The batter-covered food is then carefully placed, by hand or tongs, into the hot wok, with batter "bits" afloat. The food is individually rolled across the surface of the oil, so the wet batter picks up the bits, until the entirety of the outside is covered with the bits (imagine an ice-cream cone with the top covered completely with nuts; that kinda look). The food is then cooked until done; a trial-by-error process that is best learned via experience and a good eye for the nuances of color.

Now, the intention of this writeup is certainly not to cause one to pause and think, 'why, I'm eating re-fried batter when I eat the ostensibly pristine Japanese delight.' Many people are also of the mindset that because the color of tempura foods is so light it's not quite as bad for one's health as eating the typical golden-brown fried items like french fries or fish and chips. There is also a class of idiots who are of the mind that everything Japanese is good for you because the Japanese people are all so thin and health-minded. Yeah, right. Those folks haven't been to a Bacchanalian, sake- and beer- saturated Japanese business luncheon.

Now, to the sushi bar. In America, at least, "crunchy" or "crazy" rolls are all the rage. The typical spicy tuna roll is rendered "crunchy" by the addition, inside, of tempura bits that have been removed from the tempura wok. The result is a tasty and texturally intriguing mixture of yin and yang; the cool, buttery tuna and spicy mayonnaise foiled by the warm, crispy tempura bits. A crazy roll is nothing more than a roll with rice and/or fish outside ("inside-out roll") which is brushed with either spicy mayonnaise or the dark-brown condiment "eel sauce" and then rolled in the tempura bits, so as to render it to appear as if it's been cooked tempura-style. Certain Japanese restaurants make large rolls — "futo maki" — with the seaweed outside, myriad different fish and veggies inside, and actually put the entire result through the tempura process (bits; dip; roll; fry) and then cut the roll, warm on the outside, cool on the inside, into four or five large slices for presentation.

Bits in the Chinese Restaurant

Another "secret" (that's probably obvious to those experienced in cooking) lies in the bowls of crispy chips placed on the tables at Chinese restaurants (normally next to a small dish of sweet and sour sauce; "duck sauce" to some). Some restaurants purchase these pre-made and sealed in bags. These are the type that are stringy, and kinda look like crispy spaghetti. That's because the stuff is deep-fried spaghetti. The pre-made types are made via a process that enhances their ability to remain crispy long after the bag's been opened. Additionally, myriad food additives are included to ensure that the crispiness lingers a long time after exposure to damp, fresh air. These are also offered for sale in supermarkets. They are called "chow mein noodles." They are considered Chinese even though both chow mein and the noodles indicated to go therewith have nothing at all to do with authentic Chinese cuisine. Okay, okay, there's a convoluted relationship; they're a distant cousin of the Chinese liam mein huang; a fried thin-noodle "pancake" served covered with either seafood or meat, vegetables and savory sauce.

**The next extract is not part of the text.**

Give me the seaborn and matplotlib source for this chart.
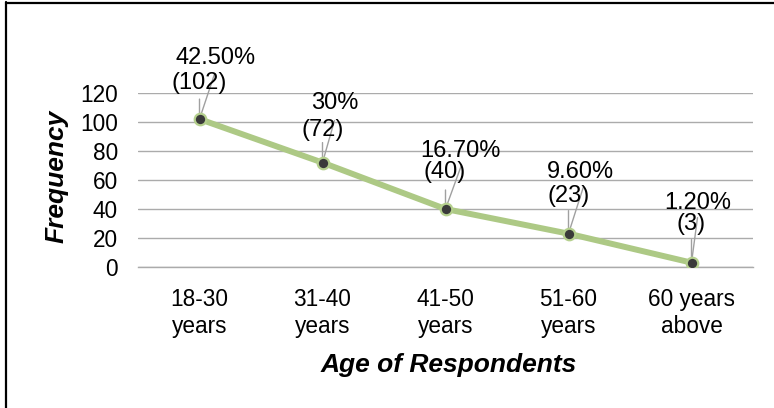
import numpy as np
import pandas as pd
import matplotlib
matplotlib.use("Agg")
import matplotlib.pyplot as plt
from matplotlib.lines import Line2D
import seaborn as sns

# Data
age_groups = ["18-30\nyears", "31-40\nyears", "41-50\nyears", "51-60\nyears", "60 years\nabove"]
frequency = [102, 72, 40, 23, 3]
percent_labels = ["42.50%", "30%", "16.70%", "9.60%", "1.20%"]
y_ticks = [0, 20, 40, 60, 80, 100, 120]

# Data-label placement (pixel offsets from each point)
pct_dx = [16, 12, 15, 12, 6]
pct_dy = [55, 54, 52, 56, 54]
cnt_dx = [0, 0, -1, 0, 0]
cnt_dy = [30, 27, 31, 32, 33]
slant_dx = [15, 12, 16, 15, 6]
slant_dy = [45, 42, 44, 47, 45]
stem_len = [20, 20, 19, 23, 23]

GREEN = "#ADC985"
GREEN_EDGE = "#B5D08E"
GRID = "#ABABAB"
LEADER = "#A0A0A0"

sns.set_style("white")
plt.rcParams["font.family"] = ["Liberation Sans", "DejaVu Sans"]
plt.rcParams["text.color"] = "black"
plt.rcParams["axes.labelcolor"] = "black"
plt.rcParams["xtick.color"] = "black"
plt.rcParams["ytick.color"] = "black"

W, H = 774, 408
fig = plt.figure(figsize=(W / 100, H / 100), dpi=100)
ax = fig.add_axes([138 / W, 1 - 267 / H, 615 / W, 174 / H])

df = pd.DataFrame({"age": age_groups, "freq": frequency})
sns.lineplot(
    data=df, x="age", y="freq", ax=ax, sort=False,
    color=GREEN, linewidth=4.3,
    marker="o", markersize=8.3, markerfacecolor="#3A3A3A",
    markeredgecolor=GREEN_EDGE, markeredgewidth=1.6, zorder=4,
)

ax.set_xlim(-0.5, len(age_groups) - 0.5)
ax.set_ylim(0, 120)
ax.set_yticks(y_ticks)
ax.set_xticks(range(len(age_groups)))
ax.set_xticklabels(age_groups, linespacing=1.25)
ax.set_xticks(np.arange(-0.5, len(age_groups), 1.0), minor=True)

ax.tick_params(axis="x", which="major", length=0, pad=15, labelsize=16.3)
ax.tick_params(axis="x", which="minor", length=4.3, width=1, color=GRID, direction="out")
ax.tick_params(axis="y", length=0, pad=14.4, labelsize=16.3)

for side in ["top", "right", "left"]:
    ax.spines[side].set_visible(False)
ax.spines["bottom"].set_color(GRID)
ax.spines["bottom"].set_linewidth(1)

ax.yaxis.grid(True, color=GRID, linewidth=1)
ax.xaxis.grid(False)
ax.set_axisbelow(True)

ax.set_xlabel("Age of Respondents", fontsize=19, fontweight="bold",
              fontstyle="italic", va="baseline", color="black")
ax.xaxis.set_label_coords(0.5046, -0.6017)
ax.set_ylabel("Frequency", fontsize=19, fontweight="bold",
              fontstyle="italic", va="center", color="black")
ax.yaxis.set_label_coords(-0.132, 0.519)

# Data labels with leader lines
for i, (v, pct) in enumerate(zip(frequency, percent_labels)):
    line_kw = dict(arrowstyle="-", color=LEADER, lw=1, shrinkA=0, shrinkB=0)
    ax.annotate("", xy=(i, v), xytext=(0, stem_len[i]), textcoords="offset pixels",
                arrowprops=line_kw, zorder=3, annotation_clip=False)
    ax.annotate("", xy=(i, v), xytext=(slant_dx[i], slant_dy[i]), textcoords="offset pixels",
                arrowprops=line_kw, zorder=3, annotation_clip=False)
    ax.annotate(pct, xy=(i, v), xytext=(pct_dx[i], pct_dy[i]), textcoords="offset pixels",
                ha="center", va="baseline", fontsize=17, zorder=5, annotation_clip=False)
    ax.annotate(f"({v})", xy=(i, v), xytext=(cnt_dx[i], cnt_dy[i]), textcoords="offset pixels",
                ha="center", va="baseline", fontsize=17, zorder=5, annotation_clip=False)

# Outer frame (left and top edges)
fig.add_artist(Line2D([6 / W, 6 / W], [0, 1 - 2 / H], transform=fig.transFigure,
                      color="black", lw=1.6))
fig.add_artist(Line2D([6 / W, 1], [1 - 2.5 / H, 1 - 2.5 / H], transform=fig.transFigure,
                      color="black", lw=1.6))

fig.savefig("out.png", dpi=100)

Another type of fried noodle is found on the tables of more distinguished Chinese restaurants. They're typically wide, flat and covered with crispy, delightful bubbles outside. And they're delicious compared to the tasteless/floury pre-packaged type. They begin their lives as won ton wrappers. The fresh pasta wrappers are cut into 1" by 2" pieces and are then separated and allowed to dry out just a little bit before frying. The cut pasta is then deep-fried in a fryalator filled with grease that's probably been used to cook orders of chicken-on-a-stick, beef-on-a-stick, fried shrimp, egg rolls, and the tasty, fry-coated hunks of chicken and dough which become "General Tso's Chicken." Thus the familiar but not-quite-identifiable taste that Chinese-restaurant frequenters love. Because only soy oil is used, (not the additive-filled, hydrolized grease products cheap diners use that extend the useable life of the grease) they're light in color (but not as light as tempura) and aren't quite as bad for one as noodles cooked in heavy-duty grease or worse.

Now, do chow mein noodles qualify as bits? Only your upvotes or (Heaven forbid) downvotes will tell. Before you vote, just think of them as "Super-Sized" bits.

With this piece I've violated one of E2's cardinal rules; never refer to other nodes, as they might disappear into thin air at any time. NODE FOR THE AGES! It is my sincere hope that my blatant violation is overlooked by even the most persnickety readers because I just HAD to jump on the bits bandwagon! UPDATE: Apollyon /msged me and told me this might just become an E2 meme!